Tashkeel is the diacritization system provided by RDI that enables users to convert Arabic raw data into vocalized text through adding diacritics to bare letters. It combines statistical and rule-based approaches in order to make advantage of their integration while avoiding their disadvantages. In addition to being a standalone system, its accurate outputs can be used to improve the performance of many other systems such as Text to Speech, Automatic Arabic Speech Recognition, and Search Engines.

TASHKEEL FEATURES


Support morphological and syntactic diacritization with the possibility of using each separately.

Has an average diacritization speed of 35 words per second when using CPU while its speed reaches 150 words per second with the GPU.

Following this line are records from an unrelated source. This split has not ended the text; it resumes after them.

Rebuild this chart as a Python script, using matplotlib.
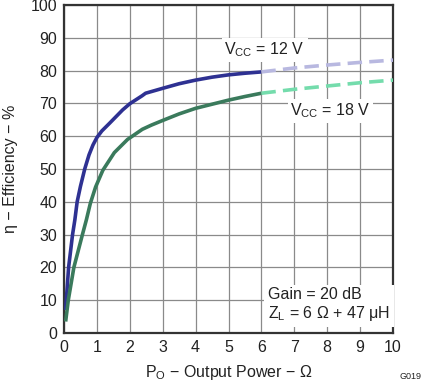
import matplotlib
matplotlib.use("Agg")
import matplotlib.pyplot as plt

plt.rcParams['font.family'] = ['Liberation Sans', 'DejaVu Sans']

# Vcc = 12 V measured (solid) and extrapolated (dashed)
p12 = [0.05, 0.07, 0.14, 0.26, 0.33, 0.40, 0.50, 0.63, 0.76, 0.88, 1.0, 1.15, 1.38, 1.78, 2.0, 2.37, 2.48, 3.0, 3.5, 4.0, 4.5, 5.0, 5.5, 6.0]
e12 = [7.0, 10, 20, 30, 34.5, 40, 44.7, 50, 54.3, 57.3, 59.6, 61.6, 63.9, 68.0, 69.9, 72.3, 73.1, 74.6, 76.0, 77.1, 78.0, 78.7, 79.2, 79.6]
p12d = [6.0, 7.0, 8.0, 9.0, 10.0]
e12d = [79.6, 80.8, 81.7, 82.5, 83.2]

# Vcc = 18 V
p18 = [0.05, 0.13, 0.30, 0.56, 0.68, 0.80, 0.96, 1.18, 1.53, 1.93, 2.38, 2.66, 3.0, 3.5, 4.0, 4.6, 5.0, 5.5, 6.0]
e18 = [3.5, 10, 20, 30, 34.5, 39.5, 44.5, 49.6, 55, 59, 62.1, 63.4, 64.8, 66.8, 68.5, 70.0, 71.0, 72.1, 73.1]
p18d = [6.0, 7.0, 8.0, 9.0, 10.0]
e18d = [73.1, 74.3, 75.3, 76.3, 77.1]

xticks = list(range(0, 11))
yticks = list(range(0, 101, 10))

fig = plt.figure(figsize=(4.21, 3.83), dpi=100)
ax = fig.add_axes([64/421, 1-333/383, (393-64)/421, (333-5)/383])

ax.plot(p12, e12, color='#2e3192', lw=2.6, solid_capstyle='butt', solid_joinstyle='round', zorder=3)
ax.plot(p12d, e12d, color='#b8b8e0', lw=2.6, ls=(0, (4, 2)), zorder=3)
ax.plot(p18, e18, color='#3a7a5c', lw=2.6, solid_capstyle='butt', solid_joinstyle='round', zorder=3)
ax.plot(p18d, e18d, color='#74dcac', lw=2.6, ls=(0, (4, 2)), zorder=3)

ax.set_xlim(0, 10)
ax.set_ylim(0, 100)
ax.set_xticks(xticks)
ax.set_yticks(yticks)
ax.grid(True, color='#8a8a8a', lw=0.9)
ax.tick_params(length=0, labelsize=11.5, colors='#222222', pad=5)
for s in ax.spines.values():
    s.set_color('#333333')
    s.set_linewidth(1.6)

ax.set_xlabel('P$_\\mathregular{O}$ − Output Power − Ω', fontsize=11.5, color='#222222', labelpad=6)
ax.set_ylabel('η − Efficiency − %', fontsize=11.5, color='#222222', labelpad=9)

bbox = dict(facecolor='white', edgecolor='none', pad=2)
ax.text(6.1, 86.3, 'V$_\\mathregular{CC}$ = 12 V', fontsize=11.5, ha='center', va='center', color='#222222', bbox=bbox, zorder=4)
ax.text(8.1, 67.8, 'V$_\\mathregular{CC}$ = 18 V', fontsize=11.5, ha='center', va='center', color='#222222', bbox=bbox, zorder=4)
ax.text(6.2, 3.2, 'Gain = 20 dB\nZ$_\\mathregular{L}$ = 6 Ω + 47 μH', fontsize=11.5, ha='left', va='bottom',
        color='#222222', linespacing=1.1, bbox=dict(facecolor='white', edgecolor='none', pad=3), zorder=4)

fig.text(1.0, 0.005, 'G019', fontsize=6.5, ha='right', va='bottom', color='#222222')

fig.savefig('out.png', dpi=100)
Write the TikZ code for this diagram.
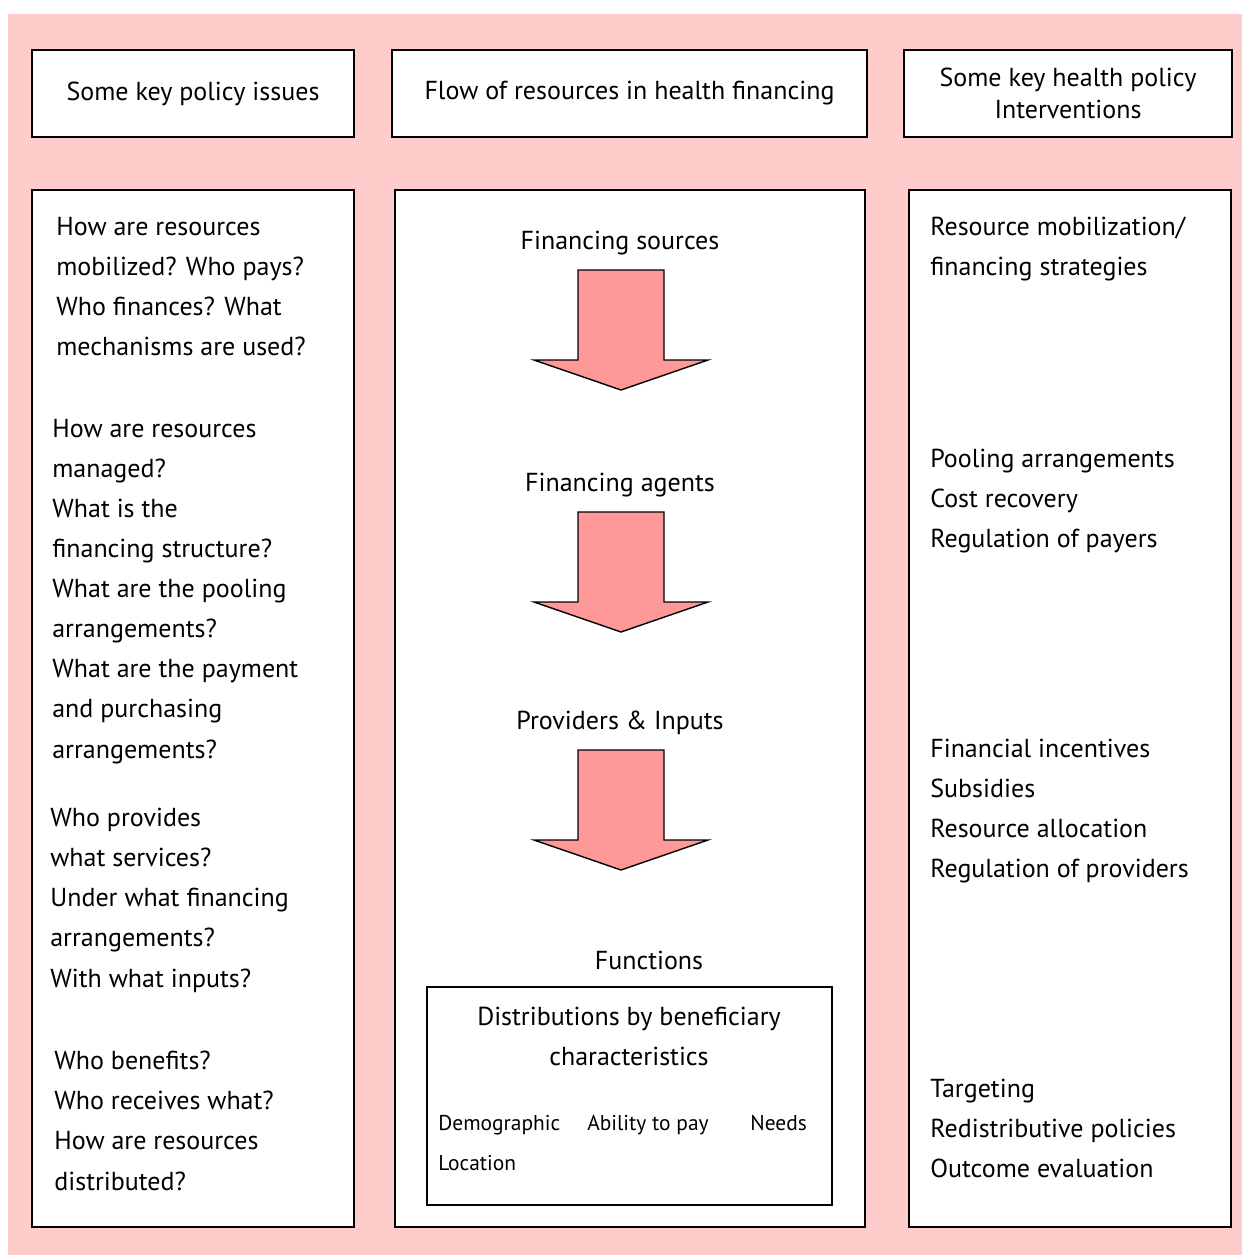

Ability to enforce or ignore input diacritics.

Support user preferences list of diacritized words.

Support major text formats for inputs and outputs (TXT, DOC(X), ODT, RTF).

Ability to diacritize English words written in Arabic letters as well as Arabic words that has not been seen before with high accuracy.

WHY TASHKEEL FOR ARABIC DIACRITIZATION?


  • Tashkeel contains a set of models that specially designed to serve Arabic language, making the recognizer outperforms its general-model counterparts.
  • Tashkeel improves your personal and business productivity as it is 40 times faster than manual diacritization with the possibility of faster processing rates using higher hardware specifications.
  • Tashkeel can be used to improve the performance of many other systems such as Text to Speech, Automatic Arabic Speech Recognition, and Search Engines.

TASHKEEL FAQS


Can Tashkeel pull text from a .DOCX file?
Yes, Tashkeel supports many text formats such as TXT, DOC(X), ODT, and RTF.
Can Tashkeel process an input text that already has diacritics?
Yes, Tashkeel can handle the diacritized input in two ways as desired by the user. It can process the entire text or just add diacritics to bare letters.
Can Tashkeel generate only the morphological diacritics while ignoring the syntactic diacritics?
Yes, Tashkeel has the ability to use each type of diacritics separately.
What will happen if a text contains numbers or English letters is entered?
Tashkeel has a preprocessing module that can recognize and set aside non-Arabic characters while preserving their contexts and then displaying them as they are in the output.